Fabrics once considered fusty are set for a reappraisal this autumn as designers such as Prada (left) and Raf Simons (right) yield to the timeless appeal of herringbone, houndstooth and Prince of Wales check. There’s a rustic charm to the resulting garments, but, thanks to the contemporary cuts, they are a world away from that boxy tweed blazer your dad used to wear.
Bored of navy, black and grey? Embrace the earthy colour palette of the 1970s instead. There’s a shade for every man this coming season, from rich tobacco, russet and chocolate browns to softer shades of camel and oatmeal. You can see why it’s so popular. Brown is a supremely versatile colour, working just as well as a base as it does as an accent, as demonstrated by this suede blouson jacket from Ami.
Corduroy and Velvet
Plush, feel-good fabrics such as corduroy and velvet are being employed in all sorts of appealing ways this autumn. Take, for instance, this burnt orange number from Oliver Spencer, which combines the lustrous texture of a velvet smoking jacket with the street appeal of a bomber jacket.
The world of military clothing has been an inspiration to civilian fashion ever since the turn of the 19th century, when the renowned dandy Mr George “Beau” Brummell decided to flaunt his cavalry uniform on the streets of Mayfair. The high-shine, lug-soled military boot is just the latest example of this centuries-old trend. Prada does it well here, but look out for Alexander McQueen and Balenciaga, too.
Expect down-filled jackets to descend from the mountains and into the city this winter as designers adapt skiwear for the urban environment. Moncler Gamme Bleu, a diffusion line of Italian outerwear brand Moncler, is a name to keep in mind. Helmed by creative director Mr Thom Browne, it designs tailoring-inspired jackets that look just as good on the commute as they do on the pistes.
Adding credence to the “two decades” theory, which states that as soon as something’s 20 years old it becomes fashionable again, we’re seeing a resurgence in the popularity of 1990s-style sports and streetwear. Forget the cheap polyester tracksuits that you wore in your teens, though; this is an elevated take. Think zip sweaters from Valentino, long-sleeved T-shirts from Stella McCartney and tailored skate trousers from Stüssy.

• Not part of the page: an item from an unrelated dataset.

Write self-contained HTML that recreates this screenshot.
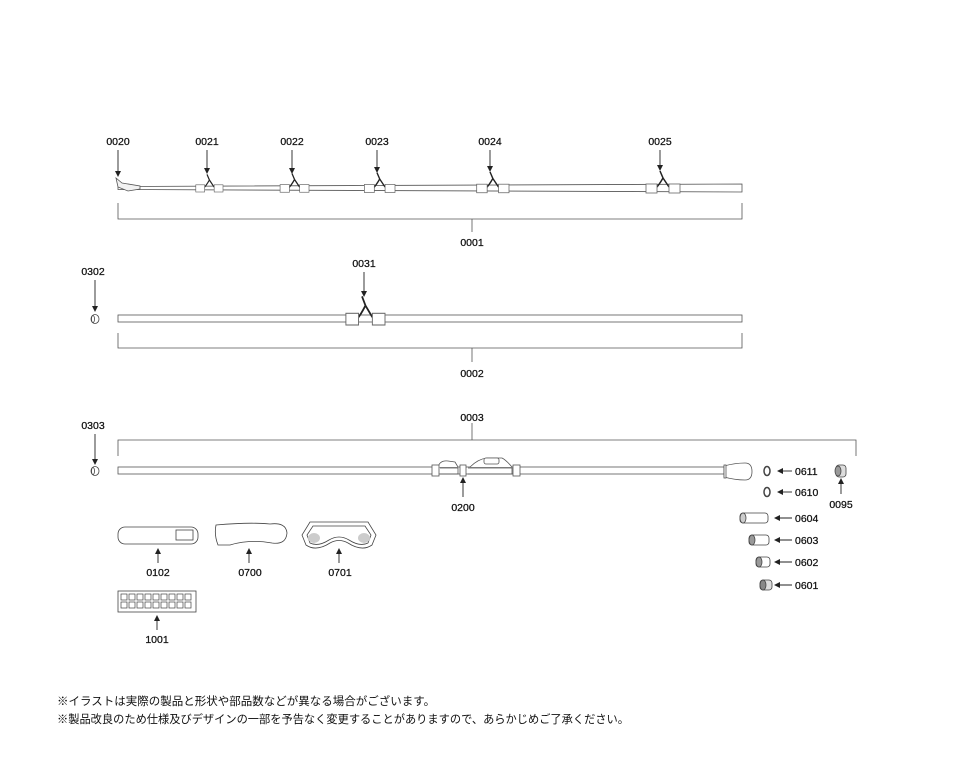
<!DOCTYPE html>
<html><head><meta charset="utf-8"><style>
html,body{margin:0;padding:0;background:#fff;}
svg{display:block;}
text{font-family:"Liberation Sans","Noto Sans CJK JP",sans-serif;fill:#111;}
.l{font-size:10.5px;text-anchor:middle;stroke:#111;stroke-width:0.25;}
.r{font-size:10.5px;stroke:#111;stroke-width:0.25;}
.j{font-size:11.5px;}
</style></head><body>
<svg width="963" height="781" viewBox="0 0 963 781" xmlns="http://www.w3.org/2000/svg">
<defs>
<marker id="ah" markerWidth="6" markerHeight="6" refX="5" refY="3" orient="auto" markerUnits="userSpaceOnUse">
<path d="M0,0 L6,3 L0,6 Z" fill="#222"/></marker>
<g id="guide">
<path d="M0,-17 L3,-10 Q-1,-3 -4,0 M3,-10 L9,-1" stroke="#222" stroke-width="1.5" fill="none"/>
<rect x="-14" y="-4" width="11" height="9" fill="#fff" stroke="#666" stroke-width="0.8"/>
<rect x="9" y="-4" width="11" height="9" fill="#fff" stroke="#666" stroke-width="0.8"/>
</g>
</defs>
<g stroke="#555" stroke-width="0.8" fill="none">
<path d="M118,186.5 L742,184 L742,192 L118,189.5 Z" fill="#fff"/>
<path d="M116,178 L118,187 L128,191 L140,189 L140,186 L122,183 Z" fill="#f2f2f2"/>
<path d="M118,203 V219 H742 V203 M472,219 V232"/>
<rect x="118" y="315" width="624" height="7" fill="#fff"/>
<path d="M118,333 V348 H742 V333 M472,348 V362"/>
<path d="M472,423 V440 M118,456 V440 H856 V456"/>
<rect x="118" y="467" width="606" height="7" fill="#fff"/>
<path d="M724,466 Q735,463 745,463 Q752,463 752,471.5 Q752,480 745,480 Q735,480 724,477 Z" fill="#fff"/>
<rect x="724" y="465" width="2" height="13" fill="#fff"/>
<path d="M438,467 Q440,460 448,461 L455,462 L458,467 M470,467 Q478,459 487,458 L502,458 Q506,460 512,467" fill="#fff"/>
<rect x="484" y="458" width="15" height="6" rx="2" fill="#fff"/>
<path d="M440,468 H458 V474 H440 M468,468 H512 V474 H468"/>
<rect x="432" y="465" width="7" height="11" fill="#fff"/>
<rect x="460" y="465" width="6" height="11" fill="#fff"/>
<rect x="513" y="465" width="7" height="11" fill="#fff"/>
</g>
<g stroke="#555" stroke-width="0.8">
<use href="#guide" transform="translate(207,188) scale(0.8)"/>
<use href="#guide" transform="translate(292,188) scale(0.85)"/>
<use href="#guide" transform="translate(377,188) scale(0.9)"/>
<use href="#guide" transform="translate(490,188) scale(0.95)"/>
<use href="#guide" transform="translate(660,188)"/>
<use href="#guide" transform="translate(362,318.5) scale(1.15,1.3)"/>
</g>
<g stroke="#222" stroke-width="0.9" marker-end="url(#ah)">
<line x1="118" y1="150" x2="118" y2="176"/>
<line x1="207" y1="150" x2="207" y2="173"/>
<line x1="292" y1="150" x2="292" y2="173"/>
<line x1="377" y1="150" x2="377" y2="172"/>
<line x1="490" y1="150" x2="490" y2="171"/>
<line x1="660" y1="150" x2="660" y2="170"/>
<line x1="364" y1="272" x2="364" y2="296"/>
<line x1="95" y1="280" x2="95" y2="311"/>
<line x1="95" y1="434" x2="95" y2="464"/>
<line x1="463" y1="497" x2="463" y2="478"/>
<line x1="841" y1="494" x2="841" y2="479"/>
<line x1="158" y1="563" x2="158" y2="549"/>
<line x1="249" y1="563" x2="249" y2="549"/>
<line x1="339" y1="563" x2="339" y2="549"/>
<line x1="157" y1="630" x2="157" y2="616"/>
<line x1="792" y1="471" x2="778" y2="471"/>
<line x1="792" y1="492" x2="778" y2="492"/>
<line x1="792" y1="518" x2="775" y2="518"/>
<line x1="792" y1="540" x2="775" y2="540"/>
<line x1="792" y1="562" x2="775" y2="562"/>
<line x1="792" y1="585" x2="775" y2="585"/>
</g>
<g stroke="#444" stroke-width="0.8" fill="#fff">
<ellipse cx="95" cy="319" rx="4" ry="4.5"/><ellipse cx="93" cy="319" rx="1.5" ry="3.5"/>
<ellipse cx="95" cy="471" rx="4" ry="4.5"/><ellipse cx="93" cy="471" rx="1.5" ry="3.5"/>
<ellipse cx="767" cy="471" rx="3" ry="4.5" stroke-width="1.5"/>
<ellipse cx="767" cy="492" rx="3" ry="4.5" stroke-width="1.5"/>
<rect x="836" y="465" width="10" height="12" rx="3" fill="#ddd"/>
<ellipse cx="838" cy="471" rx="3" ry="5" fill="#999"/>
<rect x="740" y="513" width="28" height="10" rx="3"/>
<ellipse cx="743" cy="518" rx="3" ry="5" fill="#ccc"/>
<rect x="749" y="535" width="20" height="10" rx="3"/>
<ellipse cx="752" cy="540" rx="3" ry="5" fill="#999"/>
<rect x="756" y="557" width="14" height="10" rx="3"/>
<ellipse cx="759" cy="562" rx="3" ry="5" fill="#999"/>
<rect x="760" y="580" width="12" height="10" rx="3" fill="#ddd"/>
<ellipse cx="763" cy="585" rx="3" ry="5" fill="#888"/>
<rect x="118" y="527" width="80" height="17" rx="7"/>
<rect x="176" y="530" width="17" height="10"/>
<path d="M216,525 Q250,522 270,524 Q286,522 287,533 Q286,545 272,543 Q250,539 230,545 L218,545 Q214,535 216,525 Z"/>
<path d="M310,522 H368 L376,535 L372,545 Q362,552 348,543 Q339,538 330,543 Q316,552 306,545 L302,535 Z"/>
<path d="M313,526 H365 L371,535 L368,543 Q360,547 349,540 Q339,534 329,540 Q318,547 310,543 L307,535 Z"/>
<ellipse cx="314" cy="538" rx="6" ry="5" fill="#ccc" stroke="none"/>
<ellipse cx="364" cy="538" rx="6" ry="5" fill="#ccc" stroke="none"/>
<rect x="118" y="591" width="78" height="21"/>
</g>
<g stroke="#444" stroke-width="0.7" fill="#fff">
<rect x="121" y="594" width="6" height="6"/><rect x="129" y="594" width="6" height="6"/><rect x="137" y="594" width="6" height="6"/><rect x="145" y="594" width="6" height="6"/><rect x="153" y="594" width="6" height="6"/><rect x="161" y="594" width="6" height="6"/><rect x="169" y="594" width="6" height="6"/><rect x="177" y="594" width="6" height="6"/><rect x="185" y="594" width="6" height="6"/>
<rect x="121" y="602" width="6" height="6"/><rect x="129" y="602" width="6" height="6"/><rect x="137" y="602" width="6" height="6"/><rect x="145" y="602" width="6" height="6"/><rect x="153" y="602" width="6" height="6"/><rect x="161" y="602" width="6" height="6"/><rect x="169" y="602" width="6" height="6"/><rect x="177" y="602" width="6" height="6"/><rect x="185" y="602" width="6" height="6"/>
</g>
<text class="l" x="118" y="145">0020</text>
<text class="l" x="207" y="145">0021</text>
<text class="l" x="292" y="145">0022</text>
<text class="l" x="377" y="145">0023</text>
<text class="l" x="490" y="145">0024</text>
<text class="l" x="660" y="145">0025</text>
<text class="l" x="472" y="246">0001</text>
<text class="l" x="364" y="267">0031</text>
<text class="l" x="93" y="275">0302</text>
<text class="l" x="472" y="377">0002</text>
<text class="l" x="472" y="421">0003</text>
<text class="l" x="93" y="429">0303</text>
<text class="l" x="463" y="511">0200</text>
<text class="l" x="841" y="508">0095</text>
<text class="l" x="158" y="576">0102</text>
<text class="l" x="250" y="576">0700</text>
<text class="l" x="340" y="576">0701</text>
<text class="l" x="157" y="643">1001</text>
<text class="r" x="795" y="475">0611</text>
<text class="r" x="795" y="496">0610</text>
<text class="r" x="795" y="522">0604</text>
<text class="r" x="795" y="544">0603</text>
<text class="r" x="795" y="566">0602</text>
<text class="r" x="795" y="589">0601</text>
<text class="j" x="57" y="705">※イラストは実際の製品と形状や部品数などが異なる場合がございます。</text>
<text class="j" x="57" y="723" textLength="572" lengthAdjust="spacingAndGlyphs">※製品改良のため仕様及びデザインの一部を予告なく変更することがありますので、あらかじめご了承ください。</text>
</svg>
</body></html>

In one of the season’s most uplifting trends, we can see a few islands of colour emerging from the endless sea of navy and grey. On the left of this picture, a vibrant orange cotton-corduroy jacket from surf brand Noon Goons delivers a burst of Southern California sunshine; on the right, a splash of hot pink peeks out from beneath an Alexander McQueen double-breasted suit. Have fun with it, but remember: a little goes a long way.
Those looking to make a statement with their outerwear should consider investing in a military-inspired greatcoat this autumn. What makes it a greatcoat, and not just a great coat? Look out for distinguishing features such as epaulettes, a double-breasted configuration and a cut that extends below the knee. There are plenty to choose, with designers such as Marc Jacobs and Dries Van Noten (above) getting in on the act.
Can knitwear be an artform? The art critics might not think so, but that hasn’t stopped the likes of Missoni (above) and Prada from giving it their best shot. A more-is-more philosophy seems to have taken hold this season, with louder colours, bolder patterns and bigger, more eye-catching motifs elevating the once humble sweater to a new plane.